Proper Mandolin Setup
Author: Allan Kumpulainen Date Posted:October 30, '18
Your mandolin setup is critical to the note accuracy and enjoying the playability of your instrument. The setup of the mandolin depends on your preference, however, no matter how you like your action, there are several important points to consider when setting up a mandolin.
This article will cover the basics and will serve as an overview to give you an idea on how different adjustments can make your mandolin play and sound great.
The easiest way to affect the playability and sound of your mandolin is with your strings. String gauge will have a major factor on the feel and tone of your mandolin.
Lighter gauges are easier to fret and are ideal for beginners. They tend to have a brighter sound but may produce less volume and sustain, and may not bring out all the resonance and tonal richness that your mandolin can produce.
Heavier gauges are somewhat more difficult to fret due to their greater tension. They can produce a richer and deeper tone with more sustain and more volume. They are suited for people who use a strong picking attack.
The bridge takes care of three main things:
~String Radius – For even playability across the fingerboard, the radius of the strings at the bridge should match the radius of the frets. With this in mind, rest a straight edge across the strings just in front of the bridge. All strings should touch the straightedge with no high or low strings. This can be adjusted by filling the string slots to even out the strings.
~Action Height – Ever wondered what the little wheels under your bridge top do? This is it. The top of the bridge sits on these wheels which move up or down when turned. This raises and lowers the action. To measure the action, check the height of the strings of the fret at the 12th fret with the string fretter at the first fret. You can use a feeler gauge or a little ruler to measure the string height.
Fifty Thousandths (0.05) of an inch on the bass strings and forty thousandths (0.04) on the treble strings will allow a clean tone with comfortable playability. If the action feels stiff, you can lower the bridge. If there is string buzz, raise it.
~Intonation – Intonation is the proper gives a mandolin the ability to play in tune up and down the neck. A poorly intonated mandolin may be perfectly tuned but will produce sharp or flat notes on areas around the neck. We have provided a step by step procedure on how to properly set the mandolin bridge.
Note that the bridge can slide up or down (forward/backward) over the face of the sound-box:
1. Set bridge at about
~ONE INCH from the edge of the sound-hole or
~if there are f-holes, set bridge between notches at f-holes
2. Bring the strings up to about 1/2 pitch.

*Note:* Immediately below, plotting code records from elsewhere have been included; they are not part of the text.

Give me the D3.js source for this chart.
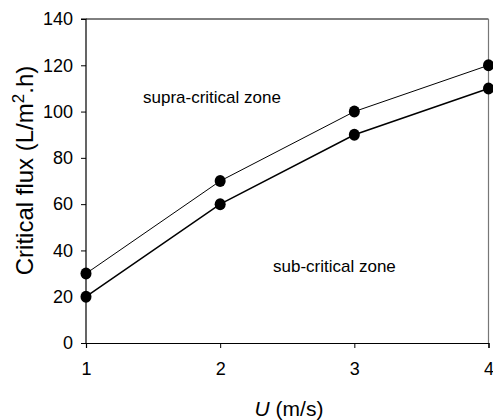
<!DOCTYPE html>
<html><head><meta charset="utf-8">
<script src="https://cdn.jsdelivr.net/npm/d3@7"></script>
<style>body{margin:0;background:#fff}svg{display:block}text{font-family:"Liberation Sans",Arial,sans-serif}</style>
</head><body>
<script>
const velocities = [1, 2, 3, 4];
const upperFlux = [30, 70, 100, 120];
const lowerFlux = [20, 60, 90, 110];
const xTicks = [1, 2, 3, 4];
const yTicks = [0, 20, 40, 60, 80, 100, 120, 140];

const W = 493, H = 420;
const m = {l: 86, r: 4.5, t: 19, b: 77};
const svg = d3.select("body").append("svg").attr("width", W).attr("height", H);
const x = d3.scaleLinear().domain([1, 4]).range([m.l, W - m.r]);
const y = d3.scaleLinear().domain([0, 140]).range([H - m.b, m.t]);

// frame top/right
svg.append("line").attr("x1", x(1)).attr("x2", x(4)).attr("y1", y(140)).attr("y2", y(140)).attr("stroke", "#000").attr("stroke-width", 1);
svg.append("line").attr("x1", x(4)).attr("x2", x(4)).attr("y1", y(140)).attr("y2", y(0)).attr("stroke", "#777").attr("stroke-width", 1.2);

const xAxis = svg.append("g").attr("transform", `translate(0,${y(0)})`)
  .call(d3.axisBottom(x).tickValues(xTicks).tickFormat(d3.format("d")).tickSize(5).tickPadding(14));
const yAxis = svg.append("g").attr("transform", `translate(${x(1)},0)`)
  .call(d3.axisLeft(y).tickValues(yTicks).tickSize(5).tickPadding(8));
[xAxis, yAxis].forEach(g => {
  g.select(".domain").attr("stroke", "#000").attr("stroke-width", 1.2);
  g.selectAll(".tick line").attr("stroke", "#000");
  g.selectAll("text").attr("font-size", 18).attr("fill", "#000").attr("font-family", '"Liberation Sans",Arial,sans-serif');
});
yAxis.select(".domain").attr("d", `M-5,${y(140)}H0V${y(0)}`);

const line = d3.line().x((d, i) => x(velocities[i])).y(d => y(d));
svg.append("path").datum(upperFlux).attr("d", line).attr("fill", "none").attr("stroke", "#000").attr("stroke-width", 1);
svg.append("path").datum(lowerFlux).attr("d", line).attr("fill", "none").attr("stroke", "#000").attr("stroke-width", 1.5);
[upperFlux, lowerFlux].forEach(s => {
  svg.append("g").selectAll("ellipse").data(s).join("ellipse")
    .attr("cx", (d, i) => x(velocities[i])).attr("cy", d => y(d))
    .attr("rx", 5.5).attr("ry", 6).attr("fill", "#000");
});

svg.append("text").attr("x", 143).attr("y", 103).attr("font-size", 17).text("supra-critical zone");
svg.append("text").attr("x", 273).attr("y", 272).attr("font-size", 17).text("sub-critical zone");

const xt = svg.append("text").attr("x", 289).attr("y", 416).attr("text-anchor", "middle").attr("font-size", 21);
xt.append("tspan").attr("font-style", "italic").text("U");
xt.append("tspan").text(" (m/s)");

const yt = svg.append("text").attr("transform", `translate(33,170.5) rotate(-90)`).attr("text-anchor", "middle").attr("font-size", 24);
yt.append("tspan").text("Critical flux (L/m");
yt.append("tspan").attr("font-size", 17).attr("dy", -9).text("2");
yt.append("tspan").attr("dy", 9).text(".h)");
</script>
</body></html>
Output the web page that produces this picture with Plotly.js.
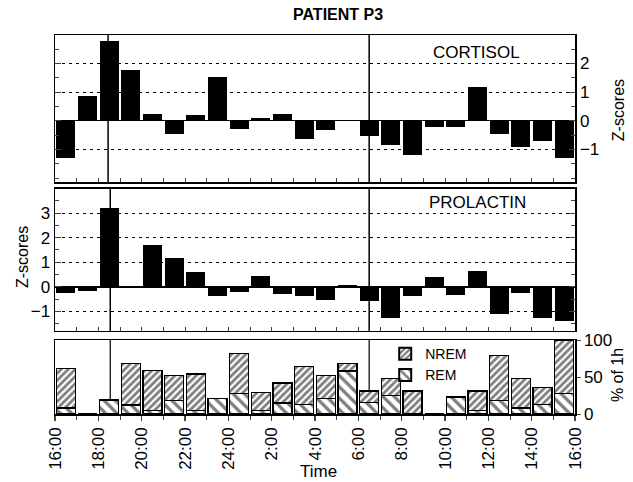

3. Press down on the 12th fret (see double set of dots on side of fingerboard) and listen to see if the pitch of the string is one octave ABOVE open string.
~If yes, you are done! STOP
~If not, proceed to #4.
4. Slide the bridge. Sliding should be:
~Forward (toward sound hole) to raise the pitch at one octave or
~To the opposite direction to lower the pitch at one octave.
5. Go to step #3
Checking string height at the nut has an enormous impact on how the mandolin plays in the first position. If the strings are too high, it will be really tough to fret and the intonation in the first position can be sharp. If the strings are too low, they will buzz when played open. String height is adjusted by filling the nut slots until the strings are at the desired height. Twelve thousandths (0.012) of an inch clearance under the G and D strings, and ten thousandths (0.010) under the A and E are the advisable measurements. Adjust as deemed necessary.